### Stated goal
Copy each line below that includes "React".

===== Data =====

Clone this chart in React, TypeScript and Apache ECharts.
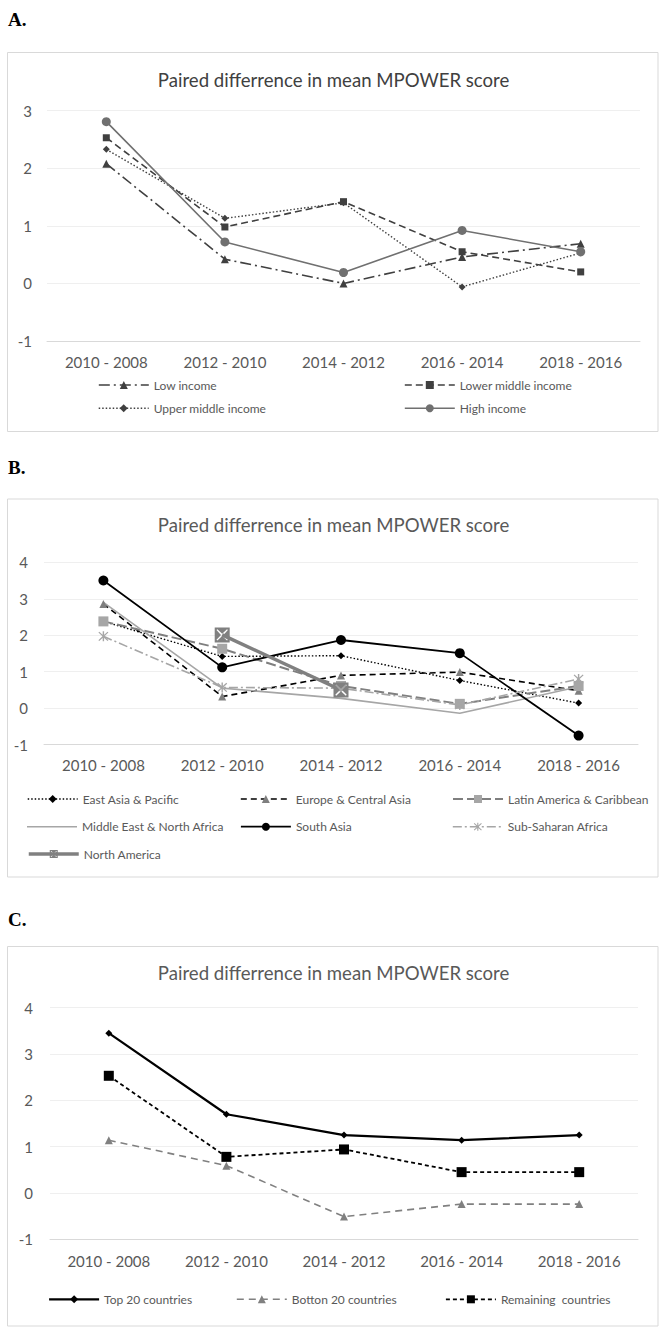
import React, { useEffect, useRef } from 'react';
import * as echarts from 'echarts';

// Category labels shared by all three panels
const categories = ['2010 - 2008', '2012 - 2010', '2014 - 2012', '2016 - 2014', '2018 - 2016'];

// Panel A: by income group
const lowIncome = [2.08, 0.42, 0.0, 0.46, 0.69];
const lowerMiddleIncome = [2.53, 0.98, 1.42, 0.55, 0.2];
const upperMiddleIncome = [2.33, 1.13, 1.4, -0.06, 0.53];
const highIncome = [2.81, 0.72, 0.19, 0.92, 0.55];

// Panel B: by region
const eastAsiaPacific = [2.38, 1.42, 1.44, 0.76, 0.14];
const europeCentralAsia = [2.86, 0.32, 0.9, 0.99, 0.48];
const latinAmericaCaribbean = [2.38, 1.63, 0.61, 0.12, 0.61];
const middleEastNorthAfrica = [2.9, 0.55, 0.27, -0.14, 0.59];
const southAsia = [3.5, 1.12, 1.87, 1.51, -0.75];
const subSaharanAfrica = [1.97, 0.57, 0.55, 0.09, 0.8];
const northAmerica = [null, 2.01, 0.5, null, null];

// Panel C: by country ranking
const top20 = [3.45, 1.7, 1.25, 1.14, 1.25];
const bottom20 = [1.14, 0.59, -0.51, -0.24, -0.24];
const remaining = [2.53, 0.78, 0.94, 0.45, 0.45];

// Axis ranges per panel
const yRangeA = [-1, 3];
const yRangeB = [-1, 4];
const yRangeC = [-1, 4];

const chartTitle = 'Paired differrence in mean MPOWER score';

const FONT = 'Lato, "Open Sans", sans-serif';
const LABEL_GRAY = '#595959';

const ASTERISK =
  'path://M1.2,0.4L5,4.1L8.8,0.4L9.6,1.2L5.9,5L9.6,8.8L8.8,9.6L5,5.9L1.2,9.6L0.4,8.8L4.1,5L0.4,1.2Z M4.35,0L5.65,0L5.65,10L4.35,10Z';
const BOX_X =
  'path://M0,0L10,0L10,10L0,10Z M1.2,1.8L4.2,5L1.2,8.2L1.8,8.8L5,5.8L8.2,8.8L8.8,8.2L5.8,5L8.8,1.8L8.2,1.2L5,4.2L1.8,1.2Z';

type Style = {
  color: string;
  width: number;
  dash?: number[] | 'solid';
  symbol: string;
  symbolSize: number;
  markerColor?: string;
};

// Series definitions: name, values, panel index, style
const seriesDefs: [string, (number | null)[], number, Style][] = [
  ['Low income', lowIncome, 0, { color: '#404040', width: 1.6, dash: [11, 4, 2, 4], symbol: 'triangle', symbolSize: 8 }],
  ['Lower middle income', lowerMiddleIncome, 0, { color: '#404040', width: 1.6, dash: [7, 4], symbol: 'rect', symbolSize: 7 }],
  ['Upper middle income', upperMiddleIncome, 0, { color: '#404040', width: 1.4, dash: [1.5, 2], symbol: 'diamond', symbolSize: 7 }],
  ['High income', highIncome, 0, { color: '#707070', width: 1.6, symbol: 'circle', symbolSize: 9 }],

  ['East Asia & Pacific', eastAsiaPacific, 1, { color: '#000000', width: 1.4, dash: [1.5, 2], symbol: 'diamond', symbolSize: 7 }],
  ['Europe & Central Asia', europeCentralAsia, 1, { color: '#000000', width: 1.6, dash: [6, 4], symbol: 'triangle', symbolSize: 8, markerColor: '#7f7f7f' }],
  ['Latin America & Caribbean', latinAmericaCaribbean, 1, { color: '#7f7f7f', width: 2, dash: [10, 4], symbol: 'rect', symbolSize: 10, markerColor: '#a6a6a6' }],
  ['Middle East & North Africa', middleEastNorthAfrica, 1, { color: '#a6a6a6', width: 1.6, symbol: 'none', symbolSize: 0 }],
  ['South Asia', southAsia, 1, { color: '#000000', width: 1.8, symbol: 'circle', symbolSize: 10 }],
  ['Sub-Saharan Africa', subSaharanAfrica, 1, { color: '#a6a6a6', width: 1.6, dash: [9, 3, 2, 3], symbol: ASTERISK, symbolSize: 10 }],
  ['North America', northAmerica, 1, { color: '#808080', width: 3.5, symbol: BOX_X, symbolSize: 15 }],

  ['Top 20 countries', top20, 2, { color: '#000000', width: 2.2, symbol: 'diamond', symbolSize: 7 }],
  ['Botton 20 countries', bottom20, 2, { color: '#808080', width: 1.6, dash: [7, 5], symbol: 'triangle', symbolSize: 8 }],
  ['Remaining  countries', remaining, 2, { color: '#000000', width: 1.8, dash: [4, 3], symbol: 'rect', symbolSize: 10 }],
];

function lineSeries(name: string, data: (number | null)[], idx: number, s: Style) {
  return {
    type: 'line',
    name,
    data: data.map((v) => (v === null ? '-' : v)),
    xAxisIndex: idx,
    yAxisIndex: idx,
    symbol: s.symbol,
    symbolSize: s.symbolSize,
    showSymbol: s.symbol !== 'none',
    showAllSymbol: true,
    connectNulls: false,
    lineStyle: { color: s.color, width: s.width, type: s.dash ?? 'solid', cap: 'butt' },
    itemStyle: { color: s.markerColor ?? s.color, borderWidth: 0 },
    emphasis: { disabled: true },
  };
}

// Panel layout (pixels)
const panels = [
  { frame: [7.5, 52.5, 650.5, 379], letter: 'A.', letterY: 19, titleY: 80, titleColor: '#404040',
    grid: { left: 47, top: 110.7, width: 593, height: 230.3 }, yRange: yRangeA, yMargin: 15, xMargin: 13 },
  { frame: [7.5, 499, 650.5, 378], letter: 'B.', letterY: 467, titleY: 525, titleColor: LABEL_GRAY,
    grid: { left: 44, top: 562.3, width: 594, height: 182.4 }, yRange: yRangeB, yMargin: 16, xMargin: 13 },
  { frame: [7.5, 946.5, 650.5, 379.5], letter: 'C.', letterY: 919, titleY: 973, titleColor: LABEL_GRAY,
    grid: { left: 50, top: 1007.7, width: 588, height: 231.6 }, yRange: yRangeC, yMargin: 17, xMargin: 14 },
];

// Legend placement: [series name, icon left, row centre y]
const legendPlacement: [string, number, number][] = [
  ['Low income', 98, 385],
  ['Lower middle income', 404, 385],
  ['Upper middle income', 98, 408.3],
  ['High income', 404, 408.3],
  ['East Asia & Pacific', 27, 799],
  ['Europe & Central Asia', 240, 799],
  ['Latin America & Caribbean', 452, 799],
  ['Middle East & North Africa', 27, 826.7],
  ['South Asia', 240, 826.7],
  ['Sub-Saharan Africa', 452, 826.7],
  ['North America', 27, 854],
  ['Top 20 countries', 48, 1299.3],
  ['Botton 20 countries', 236, 1299.3],
  ['Remaining  countries', 445, 1299.3],
];

function buildOption() {
  const series = seriesDefs.map(([name, data, idx, s]) => lineSeries(name, data, idx, s));

  const legend = legendPlacement.map(([name, left, y]) => {
    const def = seriesDefs.find((d) => d[0] === name)!;
    const style = def[3];
    const lineOnly = style.symbol === 'none';
    return {
      data: lineOnly ? [{ name, icon: 'rect' }] : [name],
      left,
      top: y - 7,
      padding: 0,
      itemWidth: 50,
      itemHeight: lineOnly ? style.width : 10,
      itemGap: 0,
      selectedMode: false,
      lineStyle: { width: style.width },
      textStyle: { fontFamily: FONT, fontSize: 12, color: LABEL_GRAY, lineHeight: 14, padding: [0, 0, 0, 0] },
    };
  });

  const graphic: any[] = [];
  panels.forEach((p) => {
    const [x, y, w, h] = p.frame;
    graphic.push({
      type: 'rect',
      shape: { x, y, width: w, height: h },
      style: { fill: 'none', stroke: '#d9d9d9', lineWidth: 1 },
      silent: true,
    });
    graphic.push({
      type: 'text',
      x: 8,
      y: p.letterY,
      style: {
        text: p.letter,
        fontFamily: '"Liberation Serif", "Times New Roman", serif',
        fontWeight: 'bold',
        fontSize: 19,
        fill: '#000000',
        verticalAlign: 'middle',
      },
    });
    graphic.push({
      type: 'text',
      x: 333.6,
      y: p.titleY,
      style: {
        text: chartTitle,
        fontFamily: FONT,
        fontSize: 18.6,
        fill: p.titleColor,
        align: 'center',
        verticalAlign: 'middle',
      },
    });
  });

  return {
    animation: false,
    backgroundColor: '#ffffff',
    grid: panels.map((p) => ({ ...p.grid, outerBoundsMode: 'none', containLabel: false })),
    xAxis: panels.map((p, i) => ({
      type: 'category',
      gridIndex: i,
      data: categories,
      boundaryGap: true,
      axisLine: { show: true, onZero: false, lineStyle: { color: '#d9d9d9', width: 1 } },
      axisTick: { show: false },
      splitLine: { show: false },
      axisLabel: { interval: 0, margin: p.xMargin, fontFamily: FONT, fontSize: 15, color: LABEL_GRAY },
    })),
    yAxis: panels.map((p, i) => ({
      type: 'value',
      gridIndex: i,
      min: p.yRange[0],
      max: p.yRange[1],
      interval: 1,
      axisLine: { show: false },
      axisTick: { show: false },
      splitLine: { show: true, lineStyle: { color: '#efefef', width: 1 } },
      axisLabel: { margin: p.yMargin, fontFamily: FONT, fontSize: 15, color: LABEL_GRAY },
    })),
    legend,
    graphic,
    series,
  };
}

export default function App() {
  const ref = useRef<HTMLDivElement>(null);
  useEffect(() => {
    if (!ref.current) return;
    const chart = echarts.init(ref.current, null, { renderer: 'svg' });
    chart.setOption(buildOption() as any);
    return () => chart.dispose();
  }, []);
  return (
    <div
      ref={ref}
      style={{ position: 'absolute', left: 0, top: 0, width: 661, height: 1334, background: '#ffffff' }}
    />
  );
}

=====

### Result below
Clone this chart in React, TypeScript and Apache ECharts.
import React, { useEffect, useRef } from 'react';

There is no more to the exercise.